1836-12-27, de  Delacroix, Eugène à  Martin du Nord, Nicolas.

Monsieur le Ministre 2,

La décoration du Salon du roi à la Chambre des députés était loin de présenter dans le plan primitif la complication qu’elle offre aujourd’hui et à laquelle j’ai été conduit pour tirer le meilleur parti possible des localités3. Dans le premier projet, il n’y avait à peindre que les caissons du plafond et les trumeaux qui séparent les fenêtres. La longue frise formée par les figures qui occupent maintenant le dessus des arcades a été entièrement ajoutée. Or, par le nombre et l’importance, elles ont plus que doublé le travail et entraîné un emploi de temps considérable. Dans la première disposition, il se trouvait au-dessous des moulures qui supportent le plafond un bandeau qui ne laissait qu’un espace médiocre et qu’on ne pouvait remplir qu’avec des accessoires de pure décoration. On juge dès lors que cet arrangement n’offrait qu’un aspect lourd et disgracieux, augmenté par l’extrême maigreur qui résultait de ces quatre figures isolées dans le plafond. Il fut question de détruire entièrement le plafond et de le remplacer par un autre où la peinture se trouvât plus à l’aise et plus appropriée à la destination du salon.
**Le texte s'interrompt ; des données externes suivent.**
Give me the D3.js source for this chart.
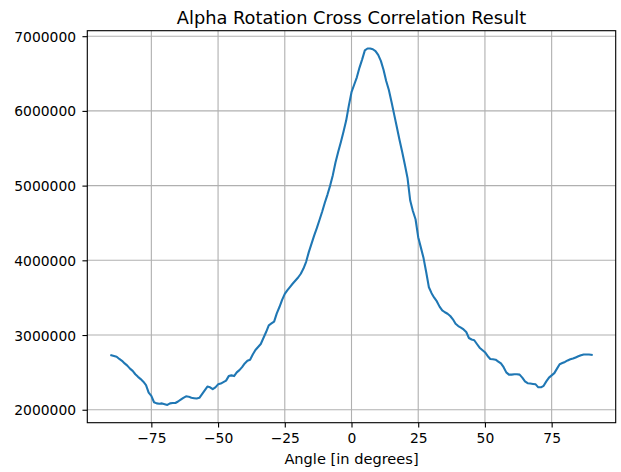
<!DOCTYPE html>
<html>
<head>
<meta charset="utf-8">
<script src="https://cdn.jsdelivr.net/npm/d3@7"></script>
<style>
  body { margin: 0; background: #fff; }
  text { font-family: "DejaVu Sans", sans-serif; fill: #000; }
</style>
</head>
<body>
<div id="chart"></div>
<script>
// angle (degrees) and cross correlation value
var angles = [-90,-89,-88,-87,-86,-85,-84,-83,-82,-81,
  -80,-79,-78,-77,-76,-75,-74,-73,-72,-71,
  -70,-69,-68,-67,-66,-65,-64,-63,-62,-61,
  -60,-59,-58,-57,-56,-55,-54,-53,-52,-51,
  -50,-49,-48,-47,-46,-45,-44,-43,-42,-41,
  -40,-39,-38,-37,-36,-35,-34,-33,-32,-31,
  -30,-29,-28,-27,-26,-25,-24,-23,-22,-21,
  -20,-19,-18,-17,-16,-15,-14,-13,-12,-11,
  -10,-9,-8,-7,-6,-5,-4,-3,-2,-1,
  0,1,2,3,4,5,6,7,8,9,
  10,11,12,13,14,15,16,17,18,19,
  20,21,22,23,24,25,26,27,28,29,
  30,31,32,33,34,35,36,37,38,39,
  40,41,42,43,44,45,46,47,48,49,
  50,51,52,53,54,55,56,57,58,59,
  60,61,62,63,64,65,66,67,68,69,
  70,71,72,73,74,75,76,77,78,79,
  80,81,82,83,84,85,86,87,88,89,90];
var correlation = [2730000,2720000,2710000,2680000,2655000,2620000,2590000,2550000,2520000,2475000,
  2440000,2410000,2375000,2330000,2230000,2185000,2100000,2085000,2080000,2085000,
  2075000,2065000,2085000,2090000,2090000,2110000,2135000,2160000,2180000,2175000,
  2160000,2155000,2150000,2160000,2210000,2260000,2310000,2300000,2275000,2300000,
  2340000,2350000,2370000,2390000,2450000,2460000,2450000,2500000,2530000,2570000,
  2620000,2655000,2670000,2740000,2800000,2840000,2880000,2960000,3040000,3130000,
  3155000,3180000,3290000,3375000,3470000,3550000,3600000,3645000,3690000,3730000,
  3770000,3820000,3890000,3980000,4110000,4220000,4330000,4430000,4540000,4650000,
  4770000,4880000,5000000,5140000,5310000,5450000,5580000,5720000,5870000,6070000,
  6250000,6350000,6450000,6580000,6690000,6810000,6835000,6835000,6825000,6800000,
  6750000,6670000,6550000,6400000,6280000,6120000,5950000,5780000,5610000,5450000,
  5280000,5100000,4800000,4660000,4550000,4310000,4170000,4030000,3840000,3640000,
  3560000,3500000,3450000,3380000,3330000,3305000,3285000,3255000,3210000,3150000,
  3120000,3100000,3075000,3040000,2960000,2940000,2930000,2880000,2830000,2800000,
  2770000,2720000,2680000,2675000,2670000,2645000,2620000,2570000,2500000,2470000,
  2470000,2475000,2475000,2470000,2430000,2380000,2355000,2350000,2345000,2340000,
  2300000,2300000,2320000,2380000,2430000,2460000,2490000,2550000,2610000,2625000,
  2640000,2660000,2675000,2685000,2700000,2715000,2730000,2740000,2740000,2740000,2735000];
var xTicks = [-75, -50, -25, 0, 25, 50, 75];
var yTicks = [2000000, 3000000, 4000000, 5000000, 6000000, 7000000];
var title = "Alpha Rotation Cross Correlation Result";
var xLabel = "Angle [in degrees]";

var W = 621, H = 472;
var pt = 100 / 72; // matplotlib points -> px at dpi 100
var margin = {top: 30.7, right: 5.3, bottom: 49.3, left: 87.3};
var w = W - margin.left - margin.right,
    h = H - margin.top - margin.bottom;

var data = angles.map(function(a, i) { return {a: a, v: correlation[i]}; });

// 5% padding like matplotlib autoscale
var xExt = d3.extent(angles), yExt = d3.extent(correlation);
var xPad = (xExt[1] - xExt[0]) * 0.05, yPad = (yExt[1] - yExt[0]) * 0.05;

var x = d3.scaleLinear().domain([xExt[0] - xPad, xExt[1] + xPad]).range([0, w]);
var y = d3.scaleLinear().domain([yExt[0] - yPad, yExt[1] + yPad]).range([h, 0]);

var svg = d3.select("#chart").append("svg")
    .attr("width", W)
    .attr("height", H);

var g = svg.append("g")
    .attr("transform", "translate(" + margin.left + "," + margin.top + ")");

// grid
g.append("g").selectAll("line").data(xTicks).enter().append("line")
    .attr("x1", function(d) { return x(d); }).attr("x2", function(d) { return x(d); })
    .attr("y1", 0).attr("y2", h)
    .attr("stroke", "#b0b0b0").attr("stroke-width", 0.8 * pt);
g.append("g").selectAll("line").data(yTicks).enter().append("line")
    .attr("y1", function(d) { return y(d); }).attr("y2", function(d) { return y(d); })
    .attr("x1", 0).attr("x2", w)
    .attr("stroke", "#b0b0b0").attr("stroke-width", 0.8 * pt);

// curve
var line = d3.line()
    .x(function(d) { return x(d.a); })
    .y(function(d) { return y(d.v); });

g.append("path")
    .datum(data)
    .attr("d", line)
    .attr("fill", "none")
    .attr("stroke", "#1f77b4")
    .attr("stroke-width", 1.5 * pt)
    .attr("stroke-linejoin", "round")
    .attr("stroke-linecap", "square");

// axes
var xAxis = g.append("g")
    .attr("transform", "translate(0," + h + ")")
    .call(d3.axisBottom(x).tickValues(xTicks).tickFormat(d3.format("d"))
        .tickSize(3.5 * pt).tickPadding(3.5 * pt));
var yAxis = g.append("g")
    .call(d3.axisLeft(y).tickValues(yTicks).tickFormat(d3.format("d"))
        .tickSize(3.5 * pt).tickPadding(3.5 * pt));

[xAxis, yAxis].forEach(function(ax) {
  ax.select(".domain").remove();
  ax.selectAll(".tick line").attr("stroke", "#000").attr("stroke-width", 0.8 * pt);
  ax.selectAll(".tick text")
      .attr("font-family", "DejaVu Sans")
      .attr("font-size", 10 * pt)
      .attr("fill", "#000");
});
xAxis.selectAll(".tick text").attr("dy", null).attr("y", 3.5 * pt * 2 + 10.6);
yAxis.selectAll(".tick text").attr("dy", "0.36em").attr("x", -3.5 * pt * 2 - 1.5);

// frame
g.append("rect")
    .attr("width", w).attr("height", h)
    .attr("fill", "none")
    .attr("stroke", "#000")
    .attr("stroke-width", 0.8 * pt);

// title and label
svg.append("text")
    .attr("x", margin.left + w / 2)
    .attr("y", 23.5)
    .attr("text-anchor", "middle")
    .attr("font-size", 17.8)
    .text(title);

svg.append("text")
    .attr("x", margin.left + w / 2)
    .attr("y", 464)
    .attr("text-anchor", "middle")
    .attr("font-size", 14.6)
    .text(xLabel);
</script>
</body>
</html>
Je demanderai alors, au lieu de cette destruction [p. 2] et de la reconstruction qui en devait être la suite, la seule suppression du bandeau qui pesait sur les ouvertures des fenêtres et des portes. Cette mesure arrêtée de concert avec l’architecte 4 et approuvée par M. Thiers, alors ministre des Travaux publics, reçut son exécution5. Il en résulta l’économie de tous les frais qu’eût entraînés la reconstruction du plafond et l’on n’eut pas à regretter la perte de ce que l’ancien avait pu coûter. Mais, dans ce plan nouveau, ce qui pour le peintre n’avait été qu’un accessoire insignifiant, est devenu la partie principale de tout l’ouvrage, cette frise ne comprenant pas moins de 60 à 70 figures plus ou moins développées.

J’avoue que je trouvais une compensation à un emploi du temps qui dépassait si excessivement mes prévisions et les exigences même du ministre dans la satisfaction de rendre plus complète la décoration tout entière. Je vous prierai cependant, Monsieur le Ministre, de vouloir bien examiner s’il n’y a pas lieu de m’accorder une indemnité proportionnée à l’importance que les travaux ont acquise. Je prends également la liberté de vous exposer que les ornements qui accompagnent les figures ont été exécutés par des décorateurs de profession, et avec des frais considérables qui sont restés à ma charge. Toutes les parties de dorures qui entrent dans les ornements se trouvent également comprises dans ces dépenses.

Je ferai valoir encore que la modicité du prix, lequel avait été fixé à 35 000 francs quand le travail se trouvait plus borné, devient extrême si l’on considère le temps qu’il a fallu employer à l’exécution [p. 3] du plan subséquent. Elle l’est surtout si l’on considère les prix qui, depuis, ont été alloués à divers artistes pour des travaux analogues. Je citerai entre autres l’hémicycle de l’École des Beaux-Arts, les tableaux isolés de l’église de la Madeleine, dont chacun est payé 25 000 francs, et quelques autres encore6.

J’ai l’honneur d’être avec respect, Monsieur le Ministre, votre très humble et très obéissant serviteur.

Eug. Delacroix

Rue des marais Saint-Germain, n° 17.